KATHMANDU, July 10: Dr Govinda KC, senior orthopedic surgeon and professor at the Institute of Medicine (IOM), has turned down Prime Minister KP Sharma Oli's proposal for talks with him on the phone.
Dr Mukti Ram Shrestha, president of the Nepal Medical Association (NMA), said that PM Oli's aide Anish Dahal informed them on Monday about the PM's proposal for talks with Dr KC, who is on the 10th day of his latest fast-unto-death . "But I am yet to receive a response from Dr KC," he said.
Dr KC, who first started staging hunger strikes in July 2012 to press for reform in medical education, launched his 15th fast-unto-death from June 30 in Jumla, demanding that the government work for the ordinary people instead of the medical mafia.

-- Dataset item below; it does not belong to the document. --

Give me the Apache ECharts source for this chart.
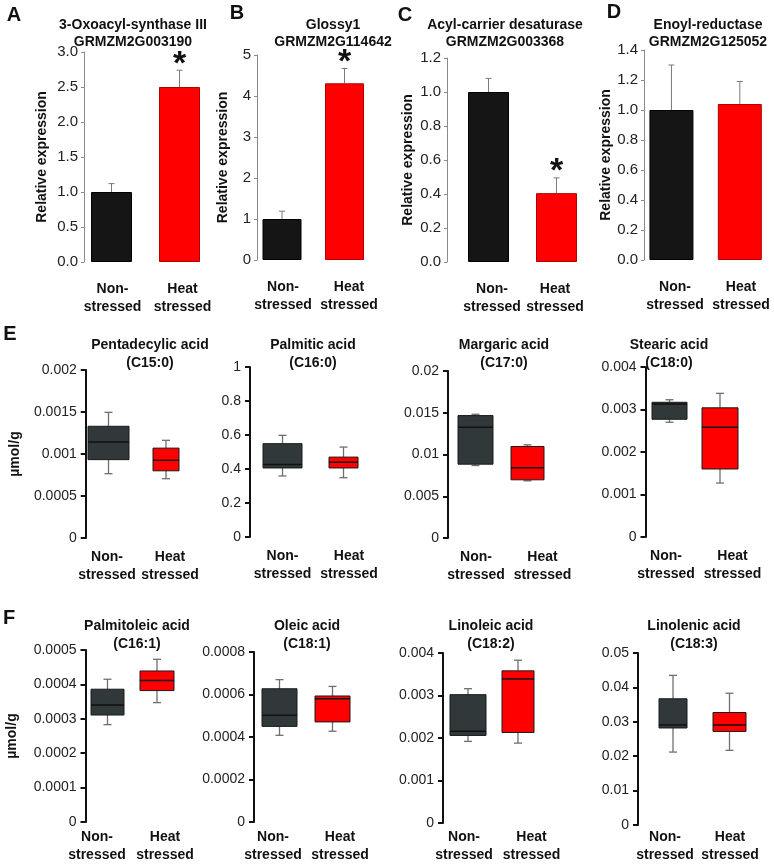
<!DOCTYPE html>
<html>
<head>
<meta charset="utf-8">
<script src="https://cdn.jsdelivr.net/npm/echarts@6/dist/echarts.min.js"></script>
<style>
  html, body { margin: 0; padding: 0; background: #fff; }
  #main { width: 774px; height: 864px; }
</style>
</head>
<body>
<div id="main"></div>
<script>
// --- data ---
const groups = ['Non-\nstressed', 'Heat\nstressed'];

// A-D: relative expression (mean, error)
const geneNames = ['3-Oxoacyl-synthase III', 'Glossy1', 'Acyl-carrier desaturase', 'Enoyl-reductase'];
const geneIds = ['GRMZM2G003190', 'GRMZM2G114642', 'GRMZM2G003368', 'GRMZM2G125052'];
const geneMeans = [[1.0, 2.5], [1.0, 4.31], [1.0, 0.405], [1.0, 1.04]];
const geneErrors = [[0.12, 0.24], [0.19, 0.36], [0.08, 0.09], [0.30, 0.15]];
const geneStars = [[0, 1], [0, 1], [0, 1], [0, 0]];
const geneMax = [3, 5, 1.2, 1.4];
const geneStep = [0.5, 1, 0.2, 0.2];
const geneDecimals = [1, 0, 1, 1];

// E-F: fatty acids, boxes as [min, Q1, median, Q3, max]
const acidNames = ['Pentadecylic acid', 'Palmitic acid', 'Margaric acid', 'Stearic acid',
  'Palmitoleic acid', 'Oleic acid', 'Linoleic acid', 'Linolenic acid'];
const acidCodes = ['(C15:0)', '(C16:0)', '(C17:0)', '(C18:0)', '(C16:1)', '(C18:1)', '(C18:2)', '(C18:3)'];
const acidNonStressed = [
  [0.000766, 0.000933, 0.001143, 0.00133, 0.001496],
  [0.359, 0.406, 0.427, 0.549, 0.598],
  [0.00868, 0.00884, 0.01327, 0.01466, 0.01482],
  [0.0027, 0.00277, 0.00313, 0.00317, 0.00323],
  [0.000283, 0.000311, 0.00034, 0.000386, 0.000415],
  [0.000408, 0.00045, 0.000502, 0.000627, 0.00067],
  [0.00192, 0.00206, 0.00216, 0.00302, 0.00316],
  [0.0212, 0.0282, 0.0291, 0.0367, 0.0435]
];
const acidHeatStressed = [
  [0.000706, 0.0008, 0.000925, 0.00107, 0.001163],
  [0.349, 0.406, 0.44, 0.47, 0.529],
  [0.00685, 0.00697, 0.00841, 0.01096, 0.01116],
  [0.00127, 0.0016, 0.00258, 0.00304, 0.00338],
  [0.000347, 0.000382, 0.000411, 0.000439, 0.000473],
  [0.000427, 0.000471, 0.00058, 0.000593, 0.000638],
  [0.00188, 0.00213, 0.00339, 0.00358, 0.00383],
  [0.0217, 0.0272, 0.0291, 0.0327, 0.0383]
];
const acidMax = [0.002, 1, 0.02, 0.004, 0.0005, 0.0008, 0.004, 0.05];
const acidStep = [0.0005, 0.2, 0.005, 0.001, 0.0001, 0.0002, 0.001, 0.01];

// --- layout / style ---
const FONT = '"Liberation Sans", Arial, sans-serif';
const barFills = ['#151515', '#ff0000'];
const barBorders = ['#000000', '#b00000'];
const boxFills = ['#30383a', '#ff0000'];

// mark grids (bars / boxes)
const barLayout = [
  { left: 77.5, top: 52, width: 136, height: 210, offset: -6.5, barWidth: 41, nameGap: 35 },
  { left: 250.75, top: 55, width: 125, height: 205, offset: -6.25, barWidth: 39, nameGap: 27 },
  { left: 454.5, top: 58, width: 136, height: 204, offset: 7.5, barWidth: 41, nameGap: 32 },
  { left: 637.25, top: 50, width: 143, height: 210, offset: -6.75, barWidth: 44, nameGap: 30 }
];
const boxLayout = [
  { left: 79.75, top: 370, width: 115, height: 168, offset: -6, boxW: [41, 26] },
  { left: 252, top: 367, width: 122, height: 170, offset: 2, boxW: [39, 29] },
  { left: 449.5, top: 371, width: 104, height: 167, offset: 1.5, boxW: [35, 33] },
  { left: 644.25, top: 367, width: 101, height: 170, offset: -1.25, boxW: [35, 36] },
  { left: 82.75, top: 650, width: 99, height: 172, offset: -2.75, boxW: [33, 34] },
  { left: 253, top: 652, width: 106, height: 170, offset: -1, boxW: [35, 35] },
  { left: 443, top: 653, width: 100, height: 170, offset: 0, boxW: [36, 32] },
  { left: 644.75, top: 653, width: 113, height: 172, offset: 6.75, boxW: [28, 33] }
];
// centres of the two category labels under each panel (A-D, then E-F)
const labelCentres = [
  [112.5, 182.5], [283, 349], [492, 555], [676, 744],
  [107, 170], [282.5, 349], [476, 542.5], [666, 732.5],
  [97, 165], [273, 340], [464, 531.5], [665, 730]
];
const geneTitleX = [133, 333, 505, 708];
const acidTitleX = [150, 313, 504, 669, 137, 307, 491, 694];

function renderError(params, api) {
  const x = api.value(0), v = api.value(1), e = api.value(2), star = api.value(3);
  const base = api.coord([x, v]);
  const top = api.coord([x, v + e]);
  const line = { stroke: '#7a7a7a', lineWidth: 1 };
  const children = [
    { type: 'line', shape: { x1: base[0], y1: base[1], x2: top[0], y2: top[1] }, style: line },
    { type: 'line', shape: { x1: top[0] - 3, y1: top[1], x2: top[0] + 3, y2: top[1] }, style: line }
  ];
  if (star) {
    children.push({
      type: 'text', x: top[0], y: top[1] - 6,
      style: { text: '*', textAlign: 'center', textVerticalAlign: 'middle', font: 'bold 34px ' + FONT, fill: '#111' }
    });
  }
  return { type: 'group', children };
}

function makeBoxRenderer(widths) {
  return function (params, api) {
    const x = api.value(0);
    const pMin = api.coord([x, api.value(1)]);
    const pQ1 = api.coord([x, api.value(2)]);
    const pMed = api.coord([x, api.value(3)]);
    const pQ3 = api.coord([x, api.value(4)]);
    const pMax = api.coord([x, api.value(5)]);
    const cx = pMin[0], w = widths[x], cap = 4;
    const whisker = { stroke: '#6f6f6f', lineWidth: 1.3 };
    return {
      type: 'group',
      children: [
        { type: 'line', shape: { x1: cx, y1: pMax[1], x2: cx, y2: pQ3[1] }, style: whisker },
        { type: 'line', shape: { x1: cx, y1: pQ1[1], x2: cx, y2: pMin[1] }, style: whisker },
        { type: 'line', shape: { x1: cx - cap, y1: pMax[1], x2: cx + cap, y2: pMax[1] }, style: whisker },
        { type: 'line', shape: { x1: cx - cap, y1: pMin[1], x2: cx + cap, y2: pMin[1] }, style: whisker },
        { type: 'rect', shape: { x: cx - w / 2, y: pQ3[1], width: w, height: pQ1[1] - pQ3[1] },
          style: { fill: boxFills[x], stroke: '#1a1a1a', lineWidth: 1 } },
        { type: 'line', shape: { x1: cx - w / 2, y1: pMed[1], x2: cx + w / 2, y2: pMed[1] },
          style: { stroke: '#111', lineWidth: 1.5 } }
      ]
    };
  };
}

const grid = [], xAxis = [], yAxis = [], series = [], texts = [];

function addText(str, x, y, size) {
  texts.push({
    type: 'text', x: x, y: y,
    style: { text: str, textAlign: 'center', textVerticalAlign: 'middle', font: 'bold ' + size + 'px ' + FONT, fill: '#111' }
  });
}

function hiddenX(i) {
  return { type: 'category', gridIndex: i, data: groups, show: false };
}

geneNames.forEach((name, i) => {
  const g = barLayout[i];
  grid.push({ left: g.left, top: g.top, width: g.width, height: g.height });
  xAxis.push(hiddenX(i));
  yAxis.push({
    type: 'value', gridIndex: i, min: 0, max: geneMax[i], interval: geneStep[i], offset: g.offset,
    name: 'Relative expression', nameLocation: 'middle', nameGap: g.nameGap,
    nameTextStyle: { fontFamily: FONT, fontWeight: 'bold', fontSize: 14, color: '#111' },
    axisLine: { show: true, lineStyle: { color: '#8a8a8a', width: 1 } },
    axisTick: { show: true, length: 3, lineStyle: { color: '#8a8a8a' } },
    axisLabel: { margin: 6, fontFamily: '"Liberation Sans Narrow", "Arial Narrow", ' + FONT, fontSize: 15, color: '#222',
      formatter: v => v.toFixed(geneDecimals[i]) },
    splitLine: { show: false }
  });
  series.push({
    type: 'bar', xAxisIndex: i, yAxisIndex: i, barWidth: g.barWidth,
    data: geneMeans[i].map((v, j) => ({ value: v, itemStyle: { color: barFills[j], borderColor: barBorders[j], borderWidth: 1 } }))
  });
  series.push({
    type: 'custom', xAxisIndex: i, yAxisIndex: i, z: 3, renderItem: renderError,
    data: geneMeans[i].map((v, j) => [j, v, geneErrors[i][j], geneStars[i][j]])
  });
  addText(name, geneTitleX[i], 25, 14);
  addText(geneIds[i], geneTitleX[i], 42, 14);
});

acidNames.forEach((name, k) => {
  const i = k + 4;
  const g = boxLayout[k];
  const row = k < 4 ? 0 : 1;
  grid.push({ left: g.left, top: g.top, width: g.width, height: g.height });
  xAxis.push(hiddenX(i));
  const first = k === 0 || k === 4;
  yAxis.push({
    type: 'value', gridIndex: i, min: 0, max: acidMax[k], interval: acidStep[k], offset: g.offset,
    name: first ? 'µmol/g' : '', nameLocation: 'middle', nameGap: row === 0 ? 64 : 66,
    nameTextStyle: { fontFamily: FONT, fontWeight: 'bold', fontSize: 14, color: '#111' },
    axisLine: { show: true, lineStyle: { color: '#111', width: 2 } },
    axisTick: { show: true, length: 5, lineStyle: { color: '#111', width: 2 } },
    axisLabel: { margin: 9, fontFamily: FONT, fontSize: 14, color: '#222' },
    splitLine: { show: false }
  });
  series.push({
    type: 'custom', xAxisIndex: i, yAxisIndex: i, renderItem: makeBoxRenderer(g.boxW),
    encode: { x: 0, y: [1, 2, 3, 4, 5] },
    data: [[0].concat(acidNonStressed[k]), [1].concat(acidHeatStressed[k])]
  });
  const ty = row === 0 ? 345 : 626;
  addText(name, acidTitleX[k], ty, 14);
  addText(acidCodes[k], acidTitleX[k], ty + 18, 14);
});

// label-only grids carrying the category names under each panel
labelCentres.forEach((c, p) => {
  const g = p < 4 ? barLayout[p] : boxLayout[p - 4];
  const step = c[1] - c[0];
  const idx = grid.length;
  const margin = p < 4 ? 18 : (p < 8 ? 10 : 15);
  grid.push({ left: c[0] - step / 2, top: g.top, width: step * 2, height: g.height });
  xAxis.push({
    type: 'category', gridIndex: idx, data: groups,
    axisLine: { show: false }, axisTick: { show: false },
    axisLabel: { interval: 0, margin: margin, fontFamily: FONT, fontWeight: 'bold', fontSize: 14, lineHeight: 18, color: '#111' }
  });
  yAxis.push({ type: 'value', gridIndex: idx, show: false, min: 0, max: 1 });
});

// panel letters
addText('A', 14, 15, 20);
addText('B', 237, 13, 20);
addText('C', 405, 15, 20);
addText('D', 614, 12, 20);
addText('E', 10, 334, 20);
addText('F', 9, 618, 20);

const chart = echarts.init(document.getElementById('main'));
chart.setOption({
  animation: false,
  backgroundColor: '#fff',
  grid: grid,
  xAxis: xAxis,
  yAxis: yAxis,
  series: series,
  graphic: { elements: texts }
});
</script>
</body>
</html>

However, Dr KC refused to talk with PM Oli on the phone, saying that he has already stated his concerns clearly in his seven-point demand presented on the first day of the fast-unto-death, according to NMA officials.
Dr KC's seven-point demands include bringing the Medical Education Act without changes, immediate publication of the report of the medical probe commission led by Gauri Bahadur Karki, taking of action against the culprits, implementation of the report prepared by the employees standards determination committee, revoking the ban on staging protests and demonstrations at Maitighar Mandala, and formulation of law to discourage threats against doctors and health workers.

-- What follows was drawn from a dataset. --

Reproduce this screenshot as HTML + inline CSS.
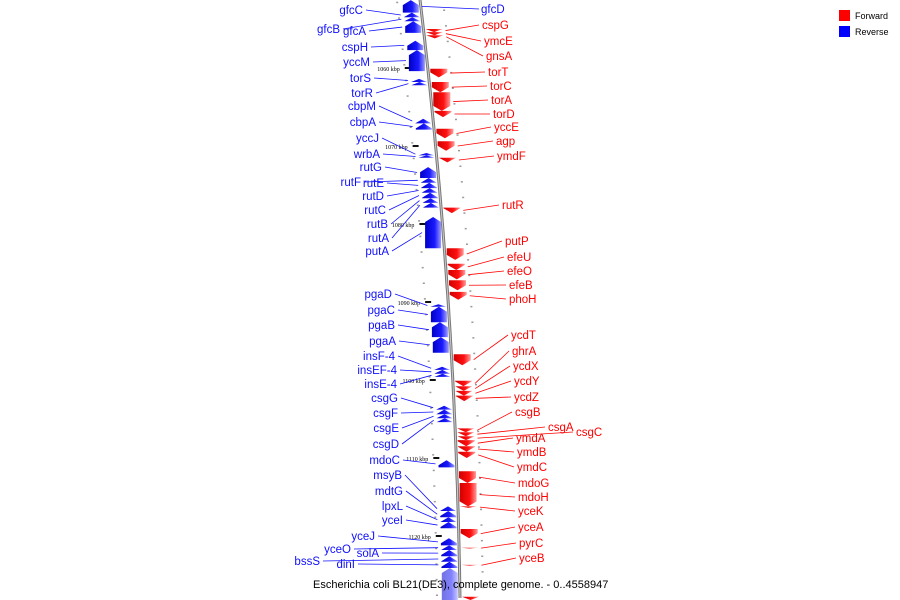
<!DOCTYPE html>
<html><head><meta charset="utf-8"><style>
body{margin:0;background:#fff;}
svg{display:block;font-family:"Liberation Sans","DejaVu Sans",sans-serif;}
</style></head><body>
<svg id="map" width="900" height="600" viewBox="0 0 900 600">
<defs>
<linearGradient id="gb" x1="0" x2="1" y1="0" y2="0"><stop offset="0" stop-color="#0000c8"/><stop offset="0.6" stop-color="#1a1aff"/><stop offset="1" stop-color="#9a9aff"/></linearGradient>
<linearGradient id="gr" x1="0" x2="1" y1="0" y2="0"><stop offset="0" stop-color="#d00000"/><stop offset="0.6" stop-color="#ff1010"/><stop offset="1" stop-color="#ff9a9a"/></linearGradient>
<linearGradient id="ga" x1="0" x2="1"><stop offset="0" stop-color="#aaa"/><stop offset="0.5" stop-color="#555"/><stop offset="1" stop-color="#bbb"/></linearGradient>
</defs>
<g id="layer"></g>
<text x="313" y="588" font-size="11" fill="#000">Escherichia coli BL21(DE3), complete genome. - 0..4558947</text>
<g>
<rect x="839" y="10" width="11" height="11" fill="#ff0000"/>
<text x="855" y="19" font-size="9">Forward</text>
<rect x="839" y="26" width="11" height="11" fill="#0000ff"/>
<text x="855" y="35" font-size="9">Reverse</text>
</g>
</svg>
<script>
// gene data: name, strand (+1 forward / -1 reverse), start kbp, end kbp
const geneNames = ["gfcD","gfcC","gfcB","gfcA","cspH","yccM","torS","torR","cbpM","cbpA","yccJ","wrbA","rutG","rutF","rutE","rutD","rutC","rutB","rutA","putA","pgaD","pgaC","pgaB","pgaA","insF-4","insEF-4","insE-4","csgG","csgF","csgE","csgD","mdoC","msyB","mdtG","lpxL","yceI","yceJ","yceO","solA","bssS","dinI","",
"cspG","ymcE","gnsA","torT","torC","torA","torD","yccE","agp","ymdF","rutR","putP","efeU","efeO","efeB","phoH","ycdT","ghrA","ycdX","ycdY","ycdZ","csgB","csgA","csgC","ymdA","ymdB","ymdC","mdoG","mdoH","yceK","yceA","pyrC","yceB",""];
const geneStrand = [-1,-1,-1,-1,-1,-1,-1,-1,-1,-1,-1,-1,-1,-1,-1,-1,-1,-1,-1,-1,-1,-1,-1,-1,-1,-1,-1,-1,-1,-1,-1,-1,-1,-1,-1,-1,-1,-1,-1,-1,-1,-1,
1,1,1,1,1,1,1,1,1,1,1,1,1,1,1,1,1,1,1,1,1,1,1,1,1,1,1,1,1,1,1,1,1,1];
const geneStart = [1051.3,1052.9,1053.5,1054.0,1056.5,1057.7,1061.4,1061.8,1066.5,1067.1,1070.9,1071.2,1072.7,1074.1,1074.7,1075.4,1076.0,1076.7,1077.3,1079.1,1090.3,1090.6,1092.6,1094.5,1098.3,1098.7,1099.2,1103.3,1103.8,1104.4,1104.9,1110.3,1116.2,1116.8,1117.6,1118.2,1120.3,1121.2,1121.8,1122.6,1123.3,1124.1,
1055.0,1055.4,1055.8,1060.1,1061.8,1063.1,1065.5,1067.8,1069.4,1071.5,1077.9,1083.1,1085.1,1085.9,1087.2,1088.7,1096.7,1100.1,1100.8,1101.4,1102.0,1106.2,1106.7,1107.2,1107.7,1108.5,1109.2,1111.7,1113.2,1116.2,1119.1,1121.5,1123.7,1127.8];
const geneEnd = [1052.9,1053.5,1054.0,1055.5,1057.7,1060.4,1061.8,1062.2,1067.1,1067.9,1071.2,1071.5,1074.1,1074.7,1075.4,1076.0,1076.7,1077.3,1077.9,1083.1,1090.6,1092.6,1094.5,1096.5,1098.7,1099.2,1099.6,1103.8,1104.4,1104.9,1105.4,1111.2,1116.8,1117.6,1118.2,1119.0,1121.2,1121.8,1122.6,1123.3,1124.1,1128.2,
1055.4,1055.8,1056.2,1061.2,1063.1,1065.5,1066.3,1069.0,1070.6,1072.1,1078.6,1084.6,1085.9,1087.1,1088.5,1089.7,1098.1,1100.8,1101.4,1102.0,1102.7,1106.7,1107.2,1107.7,1108.5,1109.2,1110.0,1113.2,1116.2,1116.4,1120.3,1121.6,1123.8,1128.2];
// label placement (layout): x = anchor edge, y = baseline
const labelX = [481,363,340,366,368,370,371,373,376,376,379,380,382,361,384,384,386,388,389,389,392,395,395,396,395,397,397,398,398,399,399,400,402,403,403,403,375,351,379,320,355,0,
482,484,486,488,490,491,493,494,496,497,502,505,507,507,509,509,511,512,513,514,514,515,548,576,516,517,517,518,518,518,518,519,519,0];
const labelY = [13,14,33,35,51,66,82,97,110,126,142,158,171,186,187,200,214,228,242,255,298,314,329,345,360,374,388,402,417,432,448,464,479,495,510,524,540,553,557,565,568,0,
29,45,60,76,90,104,118,131,145,160,209,245,261,275,289,303,339,355,370,385,401,416,431,436,442,456,471,487,501,515,531,547,562,0];
const tickKbp = [1060,1070,1080,1090,1100,1110,1120];

const NS="http://www.w3.org/2000/svg";
const layer=document.getElementById('layer');
function yScale(k){return 68+(k-1060)*7.8;}
function axisX(y){return 420+0.12*y-0.0000889*y*y;}
function mk(tag,attrs){const e=document.createElementNS(NS,tag);for(const k in attrs)e.setAttribute(k,attrs[k]);layer.appendChild(e);return e;}

// axis backbone
let pts=[];for(let y=-2;y<=602;y+=6)pts.push(axisX(y).toFixed(1)+","+y);
const ax=mk('polyline',{points:pts.join(' '),fill:'none',stroke:'#777','stroke-width':3});


const ax2=mk('polyline',{points:pts.join(' '),fill:'none',stroke:'#ccc','stroke-width':1});



// small dots every kbp
for(let k=1051;k<=1129;k++){
  const y=yScale(k+0.5);if(y<0||y>600)continue;
  const side=(k%2)?-1:1;
  const d=mk('rect',{x:axisX(y)+side*(side<0?24:22),y:y,width:2,height:1.5,fill:'#999'});
  
  
}
// major ticks
tickKbp.forEach(k=>{
  const y=yScale(k),x=axisX(y);
  const t=mk('rect',{x:x-23,y:y-1,width:6,height:2,fill:'#111'});
  
  
  const l=mk('text',{x:x-28,y:y+3,'font-size':6,'text-anchor':'end','font-family':'Liberation Serif, serif',fill:'#000'});
  l.textContent=k+' kbp';
  
  
});

// genes
geneNames.forEach((n,i)=>{
  const s=geneStrand[i];
  const y0=yScale(geneStart[i]),y1=yScale(geneEnd[i]);
  const ym=(y0+y1)/2, xa=axisX(ym);
  const h=y1-y0, ah=Math.min(5,h);
  let xl,xr,fill;
  if(s<0){xl=xa-18;xr=xa-2;fill='url(#gb)';}else{xl=xa+2;xr=xa+19;fill='url(#gr)';}
  const xc=(xl+xr)/2;
  let p;
  if(s>0) p=[[xl,y0],[xr,y0],[xr,y1-ah],[xc,y1],[xl,y1-ah]];
  else p=[[xc,y0],[xr,y0+ah],[xr,y1],[xl,y1],[xl,y0+ah]];
  const op=(i===41)?0.55:1;
  const g=mk('polygon',{points:p.map(q=>q[0].toFixed(1)+','+q[1].toFixed(1)).join(' '),fill:fill,opacity:op});
  
  
  if(!n)return;
  const c=s>0?'#ff0000':'#1010ff';
  const lx=labelX[i],ly=labelY[i];
  let x1,yL,x2;
  if(s<0){
    if(n==='gfcD'){x1=lx-2;x2=xr+3;}else{x1=lx+3;x2=xl-3;}
  }else{x1=lx-3;x2=xr+3;}
  yL=ly-4;
  const ln=mk('line',{x1:x1,y1:yL,x2:x2,y2:ym,stroke:c,'stroke-width':0.8});
  
  
  const anchor=(s<0&&n!=='gfcD')?'end':'start';
  const t=mk('text',{x:lx,y:ly,'font-size':11.5,fill:c,'text-anchor':anchor});
  t.textContent=n;
  
  
});
</script>
</body></html>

Following a 72-hour ultimatum to PM Oli for addressing Dr KC's demands, Oli consulted NMA officials on Monday and sought talks with Dr KC on the telephone. NMA, the professional organization of medical doctors and dentists, visited PM Oli at the latter's residence at Baluwatar on Sunday and submitted a memorandum to him.
NMA has announced a halt to all the medical services in hospitals except emergency if Dr KC's demands are not addressed within 72 hours.
Lawmakers divided over Dr KC's demands
Meanwhile, lawmakers of the ruling and opposition political parties were divided in the House on Monday over the issues raised by Dr Govinda KC who is on his 15th fast-unto-death in Karnali.
Ruling Nepal Communist Party (NCP) lawmakers criticized medical sector reform crusader Dr KC "for staging a hunger strike during a communist government at the backing of the main opposition NC." On the other hand, opposition NC lawmakers came down heavily on the government for being apathetic to "the genuine demands of Dr KC."
Taking part in the deliberations on a motion of public importance registered by NC lawmakers demanding to save Dr KC's life and address his demands, lawmakers from the ruling and opposition parties resorted to trading barbs against each other.
Supporting the motion in the meeting of the House of Representatives, NC lawmaker Gagan Thapa urged Prime Minister KP Oli to immediately address the issues raised by Dr KC "by giving up the arrogance of having a two-thirds majority in parliament."
Recalling how former King Gyanendra's arrogance led to his downfall, Thapa advised Prime Minister Oli to address KC's demands outright. He also said that the path taken by Dr KC is quite genuine and democratic.
Similarly, NC lawmaker Minendra Rijal lashed out at the government saying that the path chosen by the government is undemocratic. Tabling the motion in the meeting, NC lawmaker Dilendra Prasad Badu accused the government of favoring certain interest groups ignoring the demands of Dr KC.
Meanwhile, NCP lawmakers Yogesh Bhattarai, Khagraj Adhikari, Ganga Chaudhary accused the NC of using Dr KC. “The opposition has been trying emotional blackmail against the government, utilizing Dr KC to save its poor politics. I demand to save the life of Dr KC but the demands he has been raising should be discussed openly,” said Bhattarai.
Stating that Nepal already has around 20 medical colleges, he demanded a parliamentary probe committee to investigate whether they had received affiliation meeting the criteria.
Responding to the lawmakers' concern, Minister for Education and Technology, Giriraj Mani Pokhrel said that the government is for talks between all the stakeholders prior to endorsing the National Medical Education Bill.
“We want consensus with opposition NC on the medical education bill which has been registered at parliament. But we should end the tradition of changing everything through sit-ins. There is nothing that cannot be addressed but we need to seek solutions outside of hunger strikes,” he said.